BEGIN Material
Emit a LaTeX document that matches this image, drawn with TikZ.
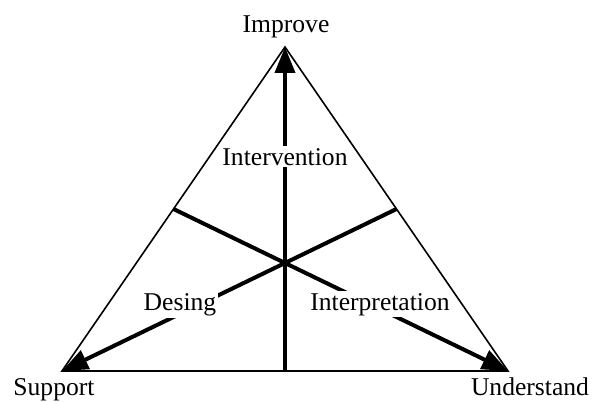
\documentclass[tikz,border=0pt]{standalone}
\usepackage{fontspec}
\setmainfont{Liberation Serif}
\usetikzlibrary{arrows.meta, calc}

\begin{document}
\begin{tikzpicture}[x=0.5pt, y=-0.5pt, font=\fontsize{12.8}{15}\selectfont,
  edge/.style={line width=0.8pt},
  median/.style={line width=2pt, -{Triangle[length=13pt, width=10pt]}},
  tag/.style={fill=white, inner sep=1pt, anchor=base}]
  \useasboundingbox (0,0) rectangle (593,401);
  % corners of the triangle
  \coordinate (top) at (285,47);
  \coordinate (left) at (62,371);
  \coordinate (right) at (508,371);
  \coordinate (midleft) at ($(top)!0.5!(left)$);
  \coordinate (midright) at ($(top)!0.5!(right)$);
  \coordinate (midbottom) at ($(left)!0.5!(right)$);
  \draw[edge] (left) -- (right) -- (top) -- cycle;
  % medians
  \draw[median] (midbottom) -- (top);
  \draw[median] (midright) -- (left);
  \draw[median] (midleft) -- (right);
  % labels
  \node[anchor=base] (improve) at (286,33) {Improve};
  \node[anchor=base] (support) at (54,395) {Support};
  \node[anchor=base] (understand) at (530,395) {Understand};
  \node[tag] (intervention) at (285,165) {Intervention};
  \node[tag] (desing) at (180,310) {Desing};
  \node[tag] (interpretation) at (380,310) {Interpretation};
\end{tikzpicture}
\end{document}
END Material
§ Exercise brief
All of the data above should be quoted exactly, except for the pictures.

§ Written answer
Emit a LaTeX document that matches this image, drawn with TikZ.
\documentclass[tikz,border=0pt]{standalone}
\usepackage{fontspec}
\setmainfont{Liberation Serif}
\usetikzlibrary{arrows.meta, calc}

\begin{document}
\begin{tikzpicture}[x=0.5pt, y=-0.5pt, font=\fontsize{12.8}{15}\selectfont,
  edge/.style={line width=0.8pt},
  median/.style={line width=2pt, -{Triangle[length=13pt, width=10pt]}},
  tag/.style={fill=white, inner sep=1pt, anchor=base}]
  \useasboundingbox (0,0) rectangle (593,401);
  % corners of the triangle
  \coordinate (top) at (285,47);
  \coordinate (left) at (62,371);
  \coordinate (right) at (508,371);
  \coordinate (midleft) at ($(top)!0.5!(left)$);
  \coordinate (midright) at ($(top)!0.5!(right)$);
  \coordinate (midbottom) at ($(left)!0.5!(right)$);
  \draw[edge] (left) -- (right) -- (top) -- cycle;
  % medians
  \draw[median] (midbottom) -- (top);
  \draw[median] (midright) -- (left);
  \draw[median] (midleft) -- (right);
  % labels
  \node[anchor=base] (improve) at (286,33) {Improve};
  \node[anchor=base] (support) at (54,395) {Support};
  \node[anchor=base] (understand) at (530,395) {Understand};
  \node[tag] (intervention) at (285,165) {Intervention};
  \node[tag] (desing) at (180,310) {Desing};
  \node[tag] (interpretation) at (380,310) {Interpretation};
\end{tikzpicture}
\end{document}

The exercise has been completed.